Mourning the Bond: “What We Had” or “What We Thought We Had” is worthy of mourning. Whether it makes sense in the context of one’s history, or a shared illusion, the bond served a purpose. Mourning the demise of the bond rather than cutting it off as one would a gangrenous limb, eases the bitterness, the bilious need to blame or excoriate the other in one’s memory or to friends. Most importantly it prevents the passing down of an ugly legacy to the children, the legacy that the only way to end a relationship is to “hate and denigrate the bond”, and often the partner as well. Understanding and modeling for children that the termination of a partnership though painful and unwanted, is actually a normal though undesired human experience, reduces the shame and the taint. Look at the statistics, divorce is common now and with variations, throughout history. Death is in nature and in relationships. Mortality is not just in the flesh but in feelings as well.
Forgiving The Failure of The Coupledom: Calibrating who tried harder is a normal though fruitless and bitter preoccupation for divorcing couples. Letting go of the illusion that one can measure effort in human relationships as one measures poundage of fruit on a supermarket scale is liberating. We Tried. Each in our own way. Forgive the failure, forgive oneself most of all, and forgive the other. Over time, wisdom will settle in next to the healing heart, and those two words, We Tried, can say it all.

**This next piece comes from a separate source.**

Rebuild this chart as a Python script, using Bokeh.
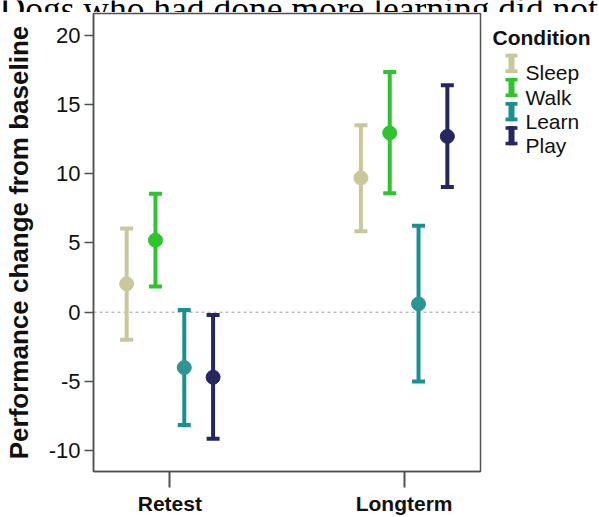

©jill edelman, M.S.W., L.C.S.W.
Phyllis Rhodes says
This is powerfully put Jill. Thank you for reframing the unhealthy tendency to “bash” blindly without regard for the fallout and providing instead an alternative and much healthier way to approach the failure of a marriage. By allowing “we tried” to “say it all” as you suggest, I feel better already.
jilledelmanlcsw says
Dear Phyllis,
I am so glad that this piece has been useful to you.
jlsimons says
Very insightful post, Jill. And it relates to more than just marriages. Friendships, jobs: the end of anything. I even know someone who, upon leaving their beloved NYC, needed to tear it down in order to move on. But tearing it down requires denying or attacking your initial attraction, and that means attacking your self. Better to recognize that it didn’t work, there was good and bad, and move on. Thanks.
jilledelmanlcsw says
Jeff, I love that you took this to other levels.
Deanna Kunkel says
This is great when both partners tried in their own way. There are circumstances where that is simply not the case and for the betrayed partner to find peace within themselves and prevent making the same mistakes of judgement in future relationships they have to see the relationship as it actually was. That doesn’t mean denigrating the relationship but rather seeing the truth of their former partner as they are, and not sugar coat the truth of the situation.
Jill Edelman M.S.W., L.C.S.W says
Dear Deanna,
Thank you for your observation and clarification. Yes, denigration is destructive for all but clarity is empowering and essential for making better choices going forward.